Wie kann die berufliche Vorsorge inklusiver werden?
Die Arbeitswelt war in den letzten vierzig Jahren durch massive Umwälzungen gekennzeichnet. Diese haben nicht nur flache Hierarchien, Gleitzeiten und Homeoffice hervorgebracht, sondern – für die Vorsorge einschneidender – auch Teilzeitarbeit, Erwerbspausen und Mehrfachjobs von der Ausnahme zur Regel gemacht. Das BVG war und ist demgegenüber auf eine klassische Berufslaufbahn ausgelegt. Als Folge davon weisen schon heute viele Arbeitnehmende Beitragslücken auf, und dieser Trend wird sich fortsetzen und verstärken.
Für viele Einkommensgruppen sind Einkäufe in die zweite oder Ersparnisse in der dritten Säule ein Ding der Unmöglichkeit; das gilt insbesondere für Frauen, Junge und Geringverdienende. Wenn die Beitragslücken in der zweiten Säule aber häufiger auftreten und grösser werden, verschärft sich das Problem der Altersarmut. Um die Errungenschaft der beruflichen Vorsorge nachhaltig zu sichern, müssen folglich die Eintrittsschwellen ins System gesenkt und Anreize geschaffen werden, damit sich alle Aktiven fürs Alter, aber auch für Schicksalsschläge wie Invalidität absichern können.
Wie lassen sich in einem veränderten Umfeld hohe Renditen erwirtschaften?

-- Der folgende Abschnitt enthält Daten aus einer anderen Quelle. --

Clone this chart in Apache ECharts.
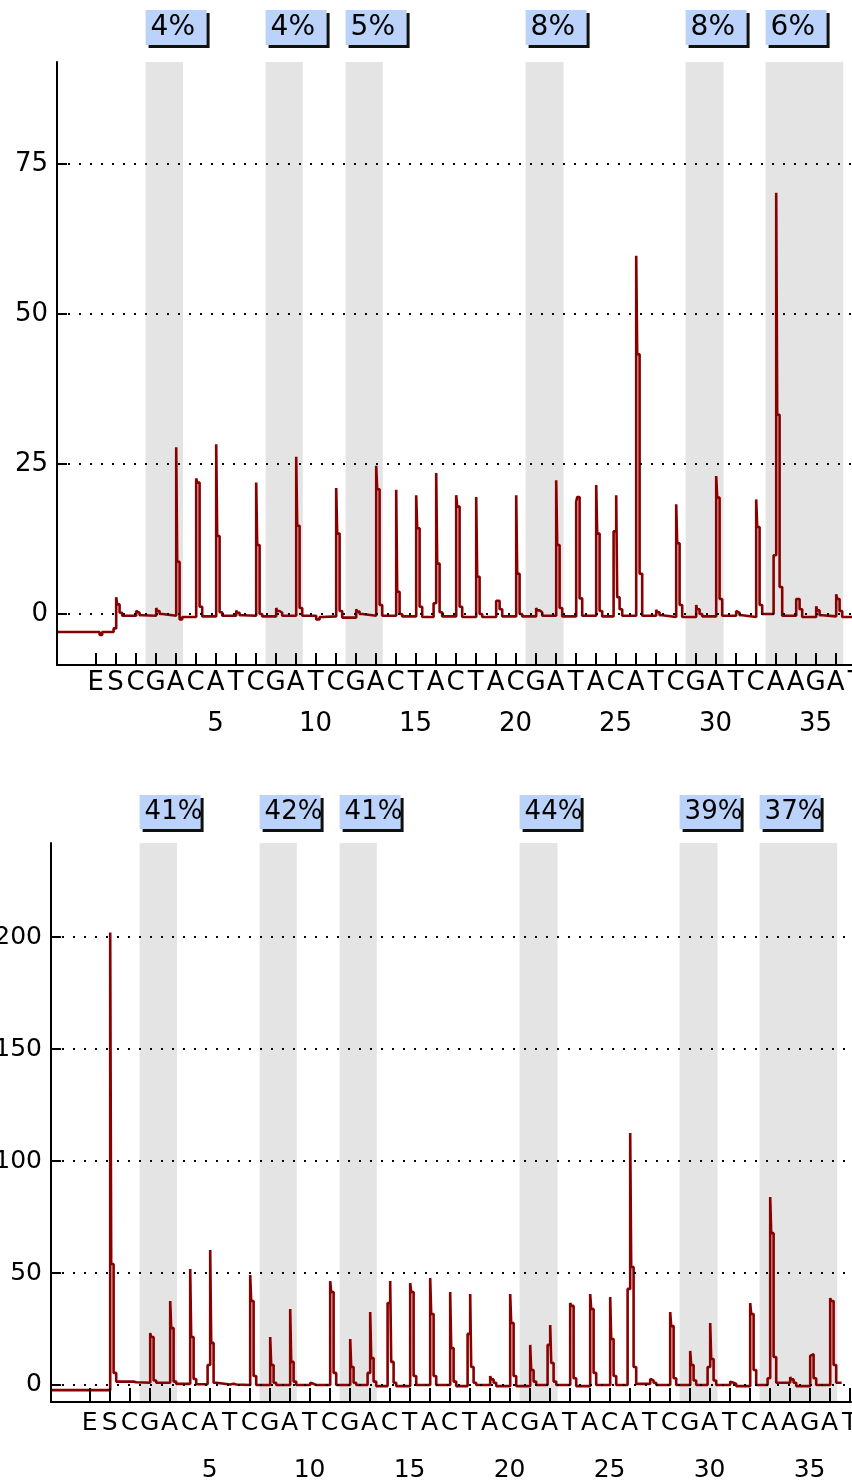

Im Vergleich zu den 1980er-Jahren ist das Investitionsumfeld zum vierzigsten Geburtstag des BVG ungleich anspruchsvoller. Vor dem Hintergrund von Tiefzinsen, volatilen Märkten und geopolitischen Unsicherheiten wird es für Pensionskassen zunehmend schwierig, hohe Kapitalrenditen zu erwirtschaften. Dabei sind es die Pensionskassen, die mit ihren auf Langfristigkeit ausgerichteten Investitionsstrategien «naturgemäss» für Nachhaltigkeit stehen. Ich darf dabei auf die Strategie der Sammelstiftung Groupe Mutuel verweisen, deren Augenmerk auf der steten Verbesserung der CO2-Bilanz des Portfolios wie auch auf den sozialen und ethischen Implikationen ihrer Investitionen liegt.
Dabei bewegen wir uns in einem Zeitrahmen, der nicht auf Jahre, sondern auf mehrere Jahrzehnte angelegt ist. Das ist nicht neu; wir tun dies schon während der ganzen vier Jahrzehnte des Bestehens des BVG. Unsere überdurchschnittlichen Renditen zeigen, dass Investitionen in nachhaltige Titel auch ökonomisch sinnvoll sind.
Vierzig Jahre BVG sind unbedingt ein Grund zum Feiern, denn wir sprechen von einer echten Schweizer Erfolgsstory. Dennoch ist die Zeit reif für Anpassungen, die uns diese Erfolgsstory weiterschreiben lässt, indem sie mit den Veränderungen in der Gesellschaft Schritt hält.